At the first location, the hopper 110 can be filled with prepared food material via the upper opening 217 while the caps cover the respective openings defined by the first protrusion 112 and the second protrusion 114 and/or while the auger is disposed within the interior volume of the hopper 110. The upper opening 217 can then be covered by the lid 246, and the sealed and/or covered hopper 110 can be placed within the carrier. The carrier can then be transported (e.g., via truck and/or the like) to the second location. In some instances, a first location can be associated with a plurality of second locations. For example, one preparation facility can serve a plurality of endpoints. Upon delivery to a second location, the hopper 110 can remain in the carrier until the food material is to be dispensed, such that food material can remain fresh and/or be prevented from spoiling.
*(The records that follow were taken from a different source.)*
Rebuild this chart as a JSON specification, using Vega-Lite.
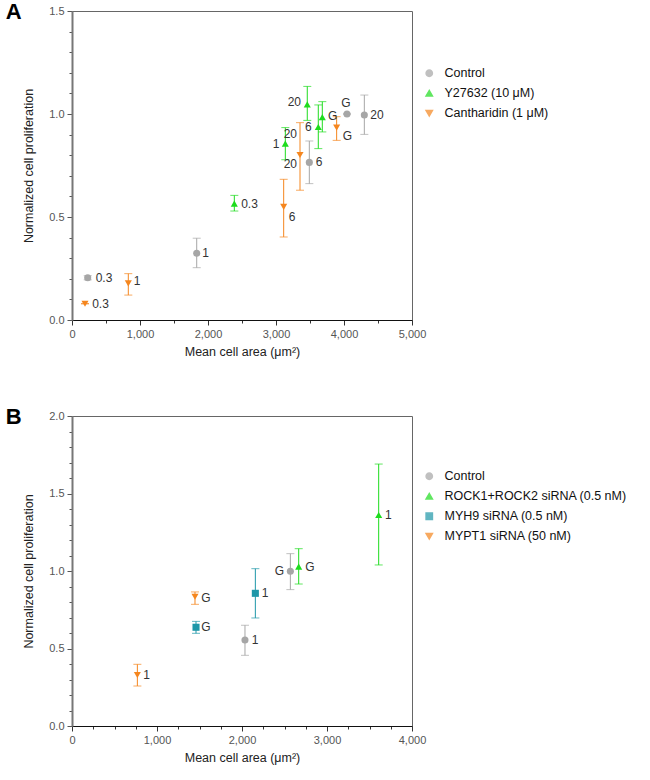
{
  "$schema": "https://vega.github.io/schema/vega-lite/v6.json",
  "background": "white",
  "padding": {"top": 0, "left": 5, "right": 5, "bottom": 5},
  "spacing": 47,
  "resolve": {"scale": {"color": "independent", "shape": "independent", "x": "independent", "y": "independent"}, "legend": {"color": "independent", "shape": "independent"}},
  "config": {
    "font": "Liberation Sans",
    "view": {"stroke": "#666666", "strokeWidth": 1},
    "axis": {
      "labelFont": "Liberation Sans",
      "labelFontSize": 11,
      "labelColor": "#555555",
      "titleFont": "Liberation Sans",
      "titleFontSize": 12.5,
      "titleFontWeight": "normal",
      "titleColor": "#222222",
      "grid": false,
      "labelOverlap": false,
      "labelFlush": false,
      "labelPadding": 3,
      "tickColor": "#555555"
    },
    "legend": {
      "labelFont": "Liberation Sans",
      "labelFontSize": 12.5,
      "labelColor": "#111111",
      "labelLimit": 300,
      "symbolSize": 40,
      "rowPadding": 7,
      "labelOffset": 9,
      "padding": 0,
      "title": null
    },
    "title": {"font": "Liberation Sans", "fontSize": 22, "fontWeight": "bold", "color": "#000000"}
  },
  "datasets": {
    "pointsA": [
      {"series": "Control", "conc": "0.3", "area": 231, "prolif": 0.205, "lo": 0.195, "hi": 0.215},
      {"series": "Control", "conc": "1", "area": 1834, "prolif": 0.324, "lo": 0.254, "hi": 0.397},
      {"series": "Control", "conc": "6", "area": 3490, "prolif": 0.765, "lo": 0.662, "hi": 0.869},
      {"series": "Control", "conc": "20", "area": 4299, "prolif": 0.995, "lo": 0.901, "hi": 1.092},
      {"series": "Control", "conc": "G", "area": 4044, "prolif": 1.0, "lo": 1.0, "hi": 1.0},
      {"series": "Y27632 (10 μM)", "conc": "0.3", "area": 2387, "prolif": 0.565, "lo": 0.529, "hi": 0.605},
      {"series": "Y27632 (10 μM)", "conc": "1", "area": 3137, "prolif": 0.856, "lo": 0.778, "hi": 0.934},
      {"series": "Y27632 (10 μM)", "conc": "6", "area": 3622, "prolif": 0.937, "lo": 0.832, "hi": 1.044},
      {"series": "Y27632 (10 μM)", "conc": "20", "area": 3460, "prolif": 1.047, "lo": 0.969, "hi": 1.134},
      {"series": "Y27632 (10 μM)", "conc": "G", "area": 3681, "prolif": 0.985, "lo": 0.913, "hi": 1.06},
      {"series": "Cantharidin (1 μM)", "conc": "0.3", "area": 191, "prolif": 0.079, "lo": 0.079, "hi": 0.079},
      {"series": "Cantharidin (1 μM)", "conc": "1", "area": 828, "prolif": 0.178, "lo": 0.121, "hi": 0.225},
      {"series": "Cantharidin (1 μM)", "conc": "6", "area": 3113, "prolif": 0.549, "lo": 0.403, "hi": 0.683},
      {"series": "Cantharidin (1 μM)", "conc": "20", "area": 3353, "prolif": 0.801, "lo": 0.63, "hi": 0.958},
      {"series": "Cantharidin (1 μM)", "conc": "G", "area": 3892, "prolif": 0.934, "lo": 0.872, "hi": 0.987}
    ],
    "labelsA": [
      {"text": "0.3", "area": 471, "prolif": 0.204},
      {"text": "0.3", "area": 419, "prolif": 0.078},
      {"text": "1", "area": 959, "prolif": 0.19},
      {"text": "1", "area": 1966, "prolif": 0.324},
      {"text": "0.3", "area": 2610, "prolif": 0.563},
      {"text": "6", "area": 3235, "prolif": 0.5},
      {"text": "1", "area": 3000, "prolif": 0.853},
      {"text": "20", "area": 3211, "prolif": 0.904},
      {"text": "20", "area": 3211, "prolif": 0.756},
      {"text": "20", "area": 3270, "prolif": 1.06},
      {"text": "6", "area": 3475, "prolif": 0.937},
      {"text": "6", "area": 3632, "prolif": 0.766},
      {"text": "G", "area": 3833, "prolif": 0.989},
      {"text": "G", "area": 4029, "prolif": 1.055},
      {"text": "G", "area": 4049, "prolif": 0.892},
      {"text": "20", "area": 4485, "prolif": 0.995}
    ],
    "pointsB": [
      {"series": "Control", "conc": "1", "area": 2035, "prolif": 0.555, "lo": 0.456, "hi": 0.65},
      {"series": "Control", "conc": "G", "area": 2569, "prolif": 0.998, "lo": 0.88, "hi": 1.112},
      {"series": "ROCK1+ROCK2 siRNA (0.5 nM)", "conc": "1", "area": 3608, "prolif": 1.361, "lo": 1.039, "hi": 1.69},
      {"series": "ROCK1+ROCK2 siRNA (0.5 nM)", "conc": "G", "area": 2667, "prolif": 1.028, "lo": 0.916, "hi": 1.144},
      {"series": "MYH9 siRNA (0.5 nM)", "conc": "1", "area": 2157, "prolif": 0.856, "lo": 0.697, "hi": 1.015},
      {"series": "MYH9 siRNA (0.5 nM)", "conc": "G", "area": 1459, "prolif": 0.637, "lo": 0.598, "hi": 0.675},
      {"series": "MYPT1 siRNA (50 nM)", "conc": "1", "area": 769, "prolif": 0.329, "lo": 0.258, "hi": 0.398},
      {"series": "MYPT1 siRNA (50 nM)", "conc": "G", "area": 1447, "prolif": 0.834, "lo": 0.785, "hi": 0.865}
    ],
    "labelsB": [
      {"text": "1", "area": 879, "prolif": 0.329},
      {"text": "G", "area": 1576, "prolif": 0.828},
      {"text": "G", "area": 1576, "prolif": 0.637},
      {"text": "1", "area": 2153, "prolif": 0.555},
      {"text": "1", "area": 2271, "prolif": 0.86},
      {"text": "G", "area": 2439, "prolif": 0.998},
      {"text": "G", "area": 2800, "prolif": 1.028},
      {"text": "1", "area": 3721, "prolif": 1.361}
    ]
  },
  "vconcat": [
    {
      "width": 340,
      "height": 309,
      "title": {"text": "A", "anchor": "start", "frame": "bounds", "offset": -19, "dx": -17},
      "encoding": {
        "x": {"field": "area", "type": "quantitative",
          "scale": {"domain": [0, 5000], "nice": false, "zero": true},
          "axis": {
            "title": "Mean cell area (μm²)",
            "values": [0, 500, 1000, 1500, 2000, 2500, 3000, 3500, 4000, 4500, 5000],
            "labelExpr": "datum.value % 1000 == 0 ? format(datum.value, ',') : ''",
            "tickSize": {"condition": {"test": "datum.value % 1000 != 0", "value": 3}, "value": 5},
            "labelOverlap": false,
            "domainColor": "#111111", "domainWidth": 1, "tickColor": "#333333", "titlePadding": 6
          }},
        "y": {"field": "prolif", "type": "quantitative",
          "scale": {"domain": [0, 1.5], "nice": false},
          "axis": {
            "title": "Normalized cell proliferation",
            "values": [0, 0.1, 0.2, 0.3, 0.4, 0.5, 0.6, 0.7, 0.8, 0.9, 1.0, 1.1, 1.2, 1.3, 1.4, 1.5],
            "labelExpr": "round(datum.value * 10) % 5 == 0 ? format(datum.value, '.1f') : ''",
            "tickSize": {"condition": {"test": "round(datum.value * 10) % 5 != 0", "value": 3}, "value": 5},
            "labelOverlap": false,
            "domainColor": "#777777", "domainWidth": 2, "titlePadding": 13
          }},
        "color": {"field": "series", "type": "nominal",
          "scale": {"domain": ["Control", "Y27632 (10 μM)", "Cantharidin (1 μM)"], "range": ["#a6a6a6", "#1edc1e", "#f5861e"]},
          "legend": {"orient": "none", "legendX": 351, "legendY": 56}}
      },
      "layer": [
        {
          "data": {"name": "pointsA"},
          "mark": {"type": "errorbar", "ticks": {"size": 8}, "thickness": 1},
          "encoding": {
            "y": {"field": "lo", "type": "quantitative"},
            "y2": {"field": "hi"}
          }
        },
        {
          "data": {"name": "pointsA"},
          "mark": {"type": "point", "filled": true, "opacity": 1, "size": 50},
          "encoding": {
            "shape": {"field": "series", "type": "nominal",
              "scale": {"domain": ["Control", "Y27632 (10 μM)", "Cantharidin (1 μM)"], "range": ["circle", "triangle-up", "triangle-down"]},
              "legend": {"orient": "none", "legendX": 351, "legendY": 56}}
          }
        },
        {
          "data": {"name": "labelsA"},
          "mark": {"type": "text", "fontSize": 12, "font": "Liberation Sans"},
          "encoding": {
            "text": {"field": "text"},
            "color": {"value": "#333333"}
          }
        }
      ]
    },
    {
      "width": 340,
      "height": 310,
      "title": {"text": "B", "anchor": "start", "frame": "bounds", "offset": -19, "dx": -17},
      "encoding": {
        "x": {"field": "area", "type": "quantitative",
          "scale": {"domain": [0, 4000], "nice": false, "zero": true},
          "axis": {
            "title": "Mean cell area (μm²)",
            "values": [0, 250, 500, 750, 1000, 1250, 1500, 1750, 2000, 2250, 2500, 2750, 3000, 3250, 3500, 3750, 4000],
            "labelExpr": "datum.value % 1000 == 0 ? format(datum.value, ',') : ''",
            "tickSize": {"condition": {"test": "datum.value % 1000 != 0", "value": 3}, "value": 5},
            "labelOverlap": false,
            "domainColor": "#111111", "domainWidth": 1, "tickColor": "#333333", "titlePadding": 6
          }},
        "y": {"field": "prolif", "type": "quantitative",
          "scale": {"domain": [0, 2], "nice": false},
          "axis": {
            "title": "Normalized cell proliferation",
            "values": [0, 0.1, 0.2, 0.3, 0.4, 0.5, 0.6, 0.7, 0.8, 0.9, 1.0, 1.1, 1.2, 1.3, 1.4, 1.5, 1.6, 1.7, 1.8, 1.9, 2.0],
            "labelExpr": "round(datum.value * 10) % 5 == 0 ? format(datum.value, '.1f') : ''",
            "tickSize": {"condition": {"test": "round(datum.value * 10) % 5 != 0", "value": 3}, "value": 5},
            "labelOverlap": false,
            "domainColor": "#777777", "domainWidth": 2, "titlePadding": 13
          }},
        "color": {"field": "series", "type": "nominal",
          "scale": {"domain": ["Control", "ROCK1+ROCK2 siRNA (0.5 nM)", "MYH9 siRNA (0.5 nM)", "MYPT1 siRNA (50 nM)"], "range": ["#a6a6a6", "#1edc1e", "#1e97a8", "#f5861e"]},
          "legend": {"orient": "none", "legendX": 351, "legendY": 54}}
      },
      "layer": [
        {
          "data": {"name": "pointsB"},
          "mark": {"type": "errorbar", "ticks": {"size": 8}, "thickness": 1},
          "encoding": {
            "y": {"field": "lo", "type": "quantitative"},
            "y2": {"field": "hi"}
          }
        },
        {
          "data": {"name": "pointsB"},
          "mark": {"type": "point", "filled": true, "opacity": 1, "size": 50},
          "encoding": {
            "shape": {"field": "series", "type": "nominal",
              "scale": {"domain": ["Control", "ROCK1+ROCK2 siRNA (0.5 nM)", "MYH9 siRNA (0.5 nM)", "MYPT1 siRNA (50 nM)"], "range": ["circle", "triangle-up", "square", "triangle-down"]},
              "legend": {"orient": "none", "legendX": 351, "legendY": 54}}
          }
        },
        {
          "data": {"name": "labelsB"},
          "mark": {"type": "text", "fontSize": 12, "font": "Liberation Sans"},
          "encoding": {
            "text": {"field": "text"},
            "color": {"value": "#333333"}
          }
        }
      ]
    }
  ]
}
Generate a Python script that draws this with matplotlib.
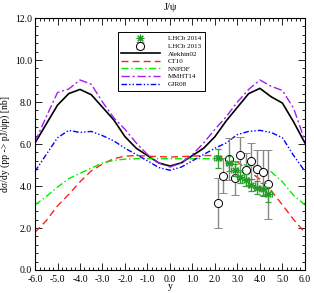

In some implementations, the hopper 110 can be marked (e.g., with a sticker and/or the like) to indicate a time associated with the freshness of the food material disposed within the hopper 110. For example, the time can be associated with an expiration date of the food material, a batch date (e.g., a time associated with the preparation and/or placing of the food material within the interior volume of the hopper 110), and/or the like. The hopper 110 can be marked at the first location such that the food material can be dispensed and/or consumed at and/or near the second location before the food material spoils. Alternatively, the food material can be disposed of (e.g., by dumping the contents via the upper opening 217) if the time marked on the hopper 110 has elapsed without the food material being dispensed from the hopper 110.

The auger 120 being disposed within the hopper 110 (1) before the hopper 110 is filled with food material, (2) before the hopper 110 is coupled to the base 130, and/or (3) after the hopper 110 is decoupled from the base 130 can be preferable to some known designs in which, for example, the hopper is filled with food being placed on the base. For example, as described herein, the auger 120 can be selected, based on the food material to be dispensed from the hopper 110, from a plurality of augers that each have a different characteristic(s). Thus, the auger 120 disposed within the hopper 110 can be matched to the type of food material disposed within the hopper 110. Additionally, the auger 120 being disposed within the hopper 110 can prevent the auger 120 from being contaminated with food material different from that which is disposed within the hopper 110. Moreover, the auger 120 can be cleaned contemporaneously with the hopper 110 after the hopper 110 has been removed from the base 130, and/or contamination and/or cleaning of the base 130 can be reduced.

Once the food material has been removed from the interior volume of the hopper 110 (e.g., after the food material has been dispensed and/or disposed of), the hopper 110 (and/or the cap(s) and/or lid 246) can be washed and/or reused. For example, hopper 110 can be washed at the second location and transported back to the first location to be refilled with food material. Alternatively or in addition, the hopper 110 can be transported back to and washed at the first location.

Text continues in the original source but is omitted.